I never understood why they chose an encounter with a CR equal to the party's as depleting 20-25% of their resources. It seems like a completely arbitrary number, especially since what comprises 20-25% of a party's resources will vary greatly from party to party, but an encounter that pushes them to the make or break point will be more uniform (though still not perfect).

1) The 50/50 chance is arbitrary. The 20-25% was based on research that said most groups prefered to have about 13-14 encounters per level, and thus diseminated into the XP system.

2) 20-25% of resources will not vary greatly form party to party. Just stubtly. Following the guidelines on treasure and XP awards, it can be resonably determined what the 'resources' of a 'typical' party will be.

3) What makes a 50/50 chance more uniform?

The 20% number is an unrealistic number because it is counter-intuitive and difficult for a DM to estimate easily. When you design encounters, do you design them to be even CR with a group (a cakewalk), or more challenging?

1) 20% is not unrealistic or counterintuitive or difficult for me to estimate easily. About 4-5 encounters between resting periods, about 3 'periods of rest' per level.

2) My group tends to like a faster pace of level and resource gaining, so I design the encounters to be more challenging, sucking up 50-100% of their resources per encounter, with only one or two resting periods per level. Effectlively, this churns out to 1-3 encounters per level. Since my characters gain levels about five times as fast as the average party, I have to mutliply the treasure by five, too.
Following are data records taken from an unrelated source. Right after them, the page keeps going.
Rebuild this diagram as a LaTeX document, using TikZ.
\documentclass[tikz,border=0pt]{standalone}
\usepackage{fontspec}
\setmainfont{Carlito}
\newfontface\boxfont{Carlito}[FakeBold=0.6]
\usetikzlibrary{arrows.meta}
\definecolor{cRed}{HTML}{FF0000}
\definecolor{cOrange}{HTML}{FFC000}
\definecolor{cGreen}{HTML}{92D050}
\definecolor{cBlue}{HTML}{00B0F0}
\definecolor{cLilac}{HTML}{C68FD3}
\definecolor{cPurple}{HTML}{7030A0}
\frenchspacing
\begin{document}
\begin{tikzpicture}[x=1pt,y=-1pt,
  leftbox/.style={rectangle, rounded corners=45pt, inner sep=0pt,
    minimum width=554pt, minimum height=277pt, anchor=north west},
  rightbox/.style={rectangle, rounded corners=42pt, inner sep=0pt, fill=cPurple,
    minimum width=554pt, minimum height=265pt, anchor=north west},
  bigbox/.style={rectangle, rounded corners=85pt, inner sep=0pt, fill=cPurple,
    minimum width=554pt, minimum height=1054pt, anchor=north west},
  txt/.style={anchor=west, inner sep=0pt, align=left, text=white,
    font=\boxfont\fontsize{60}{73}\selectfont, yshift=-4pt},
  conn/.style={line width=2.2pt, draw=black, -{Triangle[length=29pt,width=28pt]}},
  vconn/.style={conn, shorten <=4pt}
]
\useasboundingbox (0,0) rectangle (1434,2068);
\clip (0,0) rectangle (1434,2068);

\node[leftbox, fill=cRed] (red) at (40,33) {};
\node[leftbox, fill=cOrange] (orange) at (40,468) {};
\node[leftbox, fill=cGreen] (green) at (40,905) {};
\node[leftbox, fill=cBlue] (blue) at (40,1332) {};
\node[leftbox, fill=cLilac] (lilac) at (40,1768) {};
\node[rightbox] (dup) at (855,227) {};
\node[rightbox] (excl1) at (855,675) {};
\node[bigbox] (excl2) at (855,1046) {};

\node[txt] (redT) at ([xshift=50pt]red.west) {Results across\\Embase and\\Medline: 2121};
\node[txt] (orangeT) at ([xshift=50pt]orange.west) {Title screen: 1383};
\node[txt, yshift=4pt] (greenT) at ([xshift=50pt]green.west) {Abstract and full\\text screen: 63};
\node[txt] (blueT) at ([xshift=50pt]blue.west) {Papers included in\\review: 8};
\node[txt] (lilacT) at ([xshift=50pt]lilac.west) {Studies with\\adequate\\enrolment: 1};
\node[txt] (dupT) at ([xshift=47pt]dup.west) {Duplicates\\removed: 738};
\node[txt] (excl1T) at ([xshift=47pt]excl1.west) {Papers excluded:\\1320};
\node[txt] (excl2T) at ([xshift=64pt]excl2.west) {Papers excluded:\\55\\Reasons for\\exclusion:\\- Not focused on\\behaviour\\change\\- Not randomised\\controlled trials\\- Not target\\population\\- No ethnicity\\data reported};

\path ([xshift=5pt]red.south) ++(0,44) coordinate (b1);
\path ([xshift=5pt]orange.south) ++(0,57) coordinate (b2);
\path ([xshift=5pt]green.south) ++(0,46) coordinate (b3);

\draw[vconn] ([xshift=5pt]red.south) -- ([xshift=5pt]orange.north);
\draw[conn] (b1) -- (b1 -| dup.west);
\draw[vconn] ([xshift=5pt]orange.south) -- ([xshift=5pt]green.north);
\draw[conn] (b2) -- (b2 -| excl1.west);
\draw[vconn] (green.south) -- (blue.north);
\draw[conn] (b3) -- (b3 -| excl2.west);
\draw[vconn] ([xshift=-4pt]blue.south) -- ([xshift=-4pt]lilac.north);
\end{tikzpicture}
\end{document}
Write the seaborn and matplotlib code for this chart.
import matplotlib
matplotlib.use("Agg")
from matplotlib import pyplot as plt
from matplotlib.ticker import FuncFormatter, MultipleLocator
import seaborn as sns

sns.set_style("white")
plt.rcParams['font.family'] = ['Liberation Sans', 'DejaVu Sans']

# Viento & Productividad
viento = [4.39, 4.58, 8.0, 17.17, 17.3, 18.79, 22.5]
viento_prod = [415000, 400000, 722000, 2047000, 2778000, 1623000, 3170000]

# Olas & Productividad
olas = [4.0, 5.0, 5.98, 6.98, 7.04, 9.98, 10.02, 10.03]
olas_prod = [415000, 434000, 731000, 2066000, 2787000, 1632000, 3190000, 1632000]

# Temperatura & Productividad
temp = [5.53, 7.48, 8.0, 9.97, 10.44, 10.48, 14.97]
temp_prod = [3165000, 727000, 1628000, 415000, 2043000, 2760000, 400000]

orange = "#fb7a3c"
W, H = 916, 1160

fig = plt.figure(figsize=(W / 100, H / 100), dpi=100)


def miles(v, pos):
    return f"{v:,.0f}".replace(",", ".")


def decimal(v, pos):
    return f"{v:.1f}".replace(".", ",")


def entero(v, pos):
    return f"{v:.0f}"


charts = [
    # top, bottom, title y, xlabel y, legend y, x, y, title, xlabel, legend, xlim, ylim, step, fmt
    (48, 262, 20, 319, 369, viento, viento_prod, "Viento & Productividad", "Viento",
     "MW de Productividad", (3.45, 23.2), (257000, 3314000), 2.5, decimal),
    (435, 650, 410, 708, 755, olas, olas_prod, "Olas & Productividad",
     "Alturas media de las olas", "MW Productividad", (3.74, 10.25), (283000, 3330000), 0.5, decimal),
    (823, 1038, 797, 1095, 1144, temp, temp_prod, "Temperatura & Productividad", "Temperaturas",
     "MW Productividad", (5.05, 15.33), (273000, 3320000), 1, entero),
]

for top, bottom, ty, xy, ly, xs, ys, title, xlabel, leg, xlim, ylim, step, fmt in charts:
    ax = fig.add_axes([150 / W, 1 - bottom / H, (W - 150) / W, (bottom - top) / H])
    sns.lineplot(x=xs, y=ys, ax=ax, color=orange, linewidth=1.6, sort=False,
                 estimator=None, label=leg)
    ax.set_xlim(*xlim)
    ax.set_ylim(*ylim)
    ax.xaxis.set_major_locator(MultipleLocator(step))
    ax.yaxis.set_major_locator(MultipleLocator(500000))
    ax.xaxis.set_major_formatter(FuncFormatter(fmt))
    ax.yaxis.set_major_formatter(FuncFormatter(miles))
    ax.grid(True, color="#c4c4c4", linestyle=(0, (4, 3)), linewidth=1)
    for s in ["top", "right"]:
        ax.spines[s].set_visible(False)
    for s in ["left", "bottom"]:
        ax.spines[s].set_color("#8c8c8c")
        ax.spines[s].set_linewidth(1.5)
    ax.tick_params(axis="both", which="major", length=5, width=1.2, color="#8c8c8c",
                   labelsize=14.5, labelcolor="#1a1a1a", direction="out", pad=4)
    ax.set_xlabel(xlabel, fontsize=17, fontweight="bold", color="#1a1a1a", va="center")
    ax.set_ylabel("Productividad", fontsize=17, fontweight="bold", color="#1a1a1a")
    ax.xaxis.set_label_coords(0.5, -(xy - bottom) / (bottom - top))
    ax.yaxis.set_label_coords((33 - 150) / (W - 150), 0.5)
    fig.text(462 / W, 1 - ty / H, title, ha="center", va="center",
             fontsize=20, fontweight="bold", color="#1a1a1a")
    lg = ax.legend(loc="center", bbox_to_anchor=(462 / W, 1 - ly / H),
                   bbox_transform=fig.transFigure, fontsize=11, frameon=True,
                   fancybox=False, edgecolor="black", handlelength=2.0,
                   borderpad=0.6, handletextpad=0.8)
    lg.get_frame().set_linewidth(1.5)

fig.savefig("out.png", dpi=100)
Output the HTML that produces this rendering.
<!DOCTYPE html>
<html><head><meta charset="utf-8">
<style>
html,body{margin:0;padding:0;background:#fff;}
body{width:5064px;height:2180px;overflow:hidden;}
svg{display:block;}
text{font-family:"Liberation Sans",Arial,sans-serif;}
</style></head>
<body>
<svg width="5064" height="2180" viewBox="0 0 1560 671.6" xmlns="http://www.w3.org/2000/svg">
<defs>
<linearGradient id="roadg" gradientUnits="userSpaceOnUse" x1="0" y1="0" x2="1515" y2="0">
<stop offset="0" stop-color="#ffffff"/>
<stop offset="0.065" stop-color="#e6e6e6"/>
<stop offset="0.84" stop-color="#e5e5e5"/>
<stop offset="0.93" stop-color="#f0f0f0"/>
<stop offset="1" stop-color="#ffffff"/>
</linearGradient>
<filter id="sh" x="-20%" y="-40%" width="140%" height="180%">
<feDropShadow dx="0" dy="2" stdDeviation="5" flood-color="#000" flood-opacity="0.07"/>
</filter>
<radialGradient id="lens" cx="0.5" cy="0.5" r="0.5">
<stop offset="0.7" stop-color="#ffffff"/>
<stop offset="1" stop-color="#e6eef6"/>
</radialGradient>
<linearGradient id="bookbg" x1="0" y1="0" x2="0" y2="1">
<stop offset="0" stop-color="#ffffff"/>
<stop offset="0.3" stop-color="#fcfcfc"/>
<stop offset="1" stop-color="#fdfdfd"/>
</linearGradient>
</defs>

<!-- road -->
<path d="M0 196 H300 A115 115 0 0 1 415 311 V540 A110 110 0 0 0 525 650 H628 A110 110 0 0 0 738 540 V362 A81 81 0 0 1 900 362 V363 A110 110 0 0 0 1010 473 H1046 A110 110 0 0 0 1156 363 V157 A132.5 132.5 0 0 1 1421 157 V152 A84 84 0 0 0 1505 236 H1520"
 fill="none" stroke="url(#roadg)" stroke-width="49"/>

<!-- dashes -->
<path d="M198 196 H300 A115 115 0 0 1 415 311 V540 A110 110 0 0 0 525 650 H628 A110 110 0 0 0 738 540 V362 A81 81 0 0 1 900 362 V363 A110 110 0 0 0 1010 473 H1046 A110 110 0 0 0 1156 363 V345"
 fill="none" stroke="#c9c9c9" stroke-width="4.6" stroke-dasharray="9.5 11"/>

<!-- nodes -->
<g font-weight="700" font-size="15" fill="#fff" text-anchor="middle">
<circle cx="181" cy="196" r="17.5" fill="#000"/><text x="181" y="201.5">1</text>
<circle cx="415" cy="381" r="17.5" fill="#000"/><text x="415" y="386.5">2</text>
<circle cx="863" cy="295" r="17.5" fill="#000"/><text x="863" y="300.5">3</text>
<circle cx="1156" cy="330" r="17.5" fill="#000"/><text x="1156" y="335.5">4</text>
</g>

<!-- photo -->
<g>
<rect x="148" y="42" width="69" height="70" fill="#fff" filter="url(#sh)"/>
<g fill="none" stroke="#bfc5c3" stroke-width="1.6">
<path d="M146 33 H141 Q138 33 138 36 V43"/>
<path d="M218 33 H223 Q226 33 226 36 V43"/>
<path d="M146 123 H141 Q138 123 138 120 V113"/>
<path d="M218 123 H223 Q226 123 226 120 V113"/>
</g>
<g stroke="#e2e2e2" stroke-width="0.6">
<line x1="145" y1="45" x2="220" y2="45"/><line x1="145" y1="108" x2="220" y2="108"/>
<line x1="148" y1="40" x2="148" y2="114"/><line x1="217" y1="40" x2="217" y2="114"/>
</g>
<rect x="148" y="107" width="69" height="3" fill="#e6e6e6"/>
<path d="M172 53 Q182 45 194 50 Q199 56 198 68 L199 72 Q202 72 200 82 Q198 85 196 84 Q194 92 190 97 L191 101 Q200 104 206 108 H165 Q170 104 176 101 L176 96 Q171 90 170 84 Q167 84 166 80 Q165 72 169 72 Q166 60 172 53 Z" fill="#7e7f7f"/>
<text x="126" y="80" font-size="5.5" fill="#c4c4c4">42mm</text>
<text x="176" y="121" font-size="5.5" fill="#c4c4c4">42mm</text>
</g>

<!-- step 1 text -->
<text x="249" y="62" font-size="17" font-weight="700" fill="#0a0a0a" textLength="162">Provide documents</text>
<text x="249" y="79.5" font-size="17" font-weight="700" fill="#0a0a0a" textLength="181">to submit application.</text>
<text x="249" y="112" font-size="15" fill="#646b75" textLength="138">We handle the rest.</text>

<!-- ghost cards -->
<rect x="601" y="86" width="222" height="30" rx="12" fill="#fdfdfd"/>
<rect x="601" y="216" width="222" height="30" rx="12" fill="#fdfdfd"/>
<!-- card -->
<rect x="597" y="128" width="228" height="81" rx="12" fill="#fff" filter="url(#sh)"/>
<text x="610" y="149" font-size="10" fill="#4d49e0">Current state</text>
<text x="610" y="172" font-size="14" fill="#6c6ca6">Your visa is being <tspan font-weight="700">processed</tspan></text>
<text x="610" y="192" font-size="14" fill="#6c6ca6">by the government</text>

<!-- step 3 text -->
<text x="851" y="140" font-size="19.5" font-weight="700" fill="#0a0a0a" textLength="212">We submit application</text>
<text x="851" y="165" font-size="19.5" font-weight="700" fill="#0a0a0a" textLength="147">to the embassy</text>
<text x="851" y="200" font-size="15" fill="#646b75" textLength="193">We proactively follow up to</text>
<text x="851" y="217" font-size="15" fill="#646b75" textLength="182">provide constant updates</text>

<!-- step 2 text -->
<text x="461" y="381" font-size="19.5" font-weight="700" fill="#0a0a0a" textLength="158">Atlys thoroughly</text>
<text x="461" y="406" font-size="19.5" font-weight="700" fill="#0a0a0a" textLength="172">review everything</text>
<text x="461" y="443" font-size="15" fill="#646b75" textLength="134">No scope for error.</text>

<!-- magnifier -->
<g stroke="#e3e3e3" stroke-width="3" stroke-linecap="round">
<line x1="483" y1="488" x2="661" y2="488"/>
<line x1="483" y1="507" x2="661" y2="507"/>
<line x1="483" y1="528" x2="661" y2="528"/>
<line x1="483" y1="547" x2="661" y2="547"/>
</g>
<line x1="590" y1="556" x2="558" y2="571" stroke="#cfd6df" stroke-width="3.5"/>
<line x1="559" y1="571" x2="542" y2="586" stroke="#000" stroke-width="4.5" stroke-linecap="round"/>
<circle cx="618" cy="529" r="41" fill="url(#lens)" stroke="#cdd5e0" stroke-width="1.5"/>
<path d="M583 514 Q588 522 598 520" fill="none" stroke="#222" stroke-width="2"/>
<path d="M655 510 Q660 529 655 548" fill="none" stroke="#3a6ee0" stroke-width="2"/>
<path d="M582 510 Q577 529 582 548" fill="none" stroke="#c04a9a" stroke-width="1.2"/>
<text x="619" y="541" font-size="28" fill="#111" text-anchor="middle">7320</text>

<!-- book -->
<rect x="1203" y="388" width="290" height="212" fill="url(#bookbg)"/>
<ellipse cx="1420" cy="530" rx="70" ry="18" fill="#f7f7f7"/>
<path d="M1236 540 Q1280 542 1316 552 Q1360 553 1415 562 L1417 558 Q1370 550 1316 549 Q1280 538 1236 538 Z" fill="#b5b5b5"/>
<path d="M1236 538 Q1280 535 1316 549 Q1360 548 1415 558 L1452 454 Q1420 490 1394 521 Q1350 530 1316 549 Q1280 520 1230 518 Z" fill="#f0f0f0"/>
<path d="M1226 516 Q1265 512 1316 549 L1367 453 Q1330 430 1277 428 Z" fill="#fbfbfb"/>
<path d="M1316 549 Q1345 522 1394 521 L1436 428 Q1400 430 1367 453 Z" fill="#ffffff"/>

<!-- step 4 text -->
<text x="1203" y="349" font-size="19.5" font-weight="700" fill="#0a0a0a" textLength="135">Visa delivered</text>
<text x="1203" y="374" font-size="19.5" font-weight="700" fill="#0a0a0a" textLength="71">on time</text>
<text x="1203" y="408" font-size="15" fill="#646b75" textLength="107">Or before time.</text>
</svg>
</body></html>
Doesn't assigning a CR based on an even-odds fight make more sense than trying to figure out how many encounters of a given CR would deplete 25% of resources?

No, because most parties aren't fighting one or two battles per level, they're fighting around 13-14.


(stuff about the point of CR)

CR's are an approximation of a monster's toughness first and foremost. The toughness of the monsters you fight compared to your own ability to handle that toughness dictates how much XP you gain, which therefor dictates how quickly you advance.

CR isn't used for calculating XP directly -- the toughness of a monster vs. your party's touchness is what's used to calculate XP directly. CR is a numerical represetnation of a monster's toughness that can easily be plugged into a formula to determine how much XP something of that toughness is worth.
 

Gothmog said:
I was just thinking about CR and what it is supposed to mean, and something just occurred to me. CR should be determined by an encounter that would push a party to its limits- basically having a 50/50 shot at winning. I never understood why they chose an encounter with a CR equal to the party's as depleting 20-25% of their resources. It seems like a completely arbitrary number...

It isn't arbitrary. Try thinking about it this way - the system is set up with respect to the encounters you'll use most frequently.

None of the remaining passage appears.